In 1931 Walt Disney released a Mickey Mouse cartoon called Traffic Troubles. The animation director for the film was a man named David Hand. After finishing one sequence for the cartoon he sat down with Walt Disney and watched the pencil drawn screen test.

After the sequence ended Walt shook his head and said, “Nope, it needs to be more wacky, more exaggerated, try it again.”

So Hand went back and redrew the sequence. When he was finished it was high energy, wilder, and as asked for…more wacky.

Walt again watched what he had done and sent him back to redraw the scene again. This happened over and over. Finally after he had reworked the scene five times, Hand was questioning himself saying, “What does this crazy man want? I’ll show him! I will make this scene so outlandish, he’ll say, ‘Whoa! I didn’t mean to exaggerate it THAT much!”

David Hand reworked the sequence again.

At the screening that followed, Walt Disney sat in silence while Hand showed him what he had done. The quiet was overwhelming for Hand as he watched Walt study his work. When it was over, Walt turned and looked at Hand…then a huge smile broke out across Walt’s face. “Dave, you did it! Why didn’t you do it that way the first time?”

In that moment, although painful at the time, Walt taught David Hand a lesson that in his own words, “stuck with me throughout my career.”

Disney was pushing his animator to remove the limits of his imagination, stretch the limits of his creativity, not to be satisfied until you have done all that you can to make something the best it can be.

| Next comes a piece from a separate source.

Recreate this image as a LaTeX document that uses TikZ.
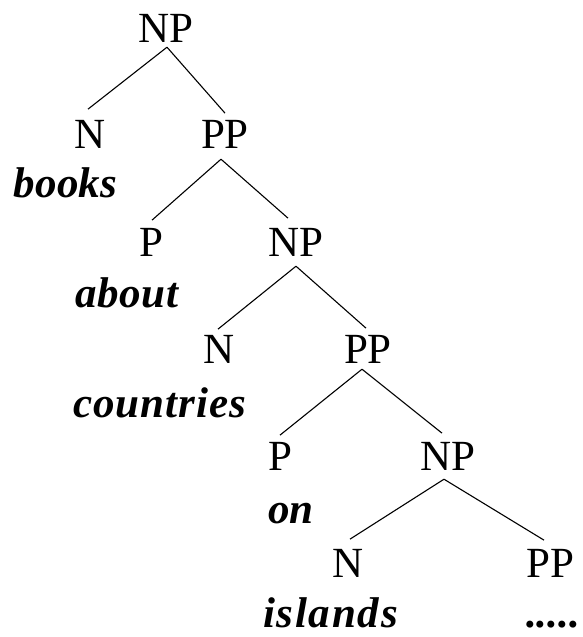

I suppose for all of us there is a lesson in that. In a culture where many people rarely give their best effort, many are satisfied with doing things “good enough,” when hard work is something that is foreign to many people…to remember the value of being pushed, stretched, and going to the extreme…to do something with excellence is not a bad thing to remember.

Think about it:
In your world…who pushes you to be better? Perhaps you need to surround yourself with people who will encourage you to “better your best!” Beyond that…who in your world do you make better? As you pour your life into others you add a quality to their life (or you should) that just isn’t there without you. Each of us are created with a purpose and we get the chance each and every day to make an impact.

Be better and make others around you better as well.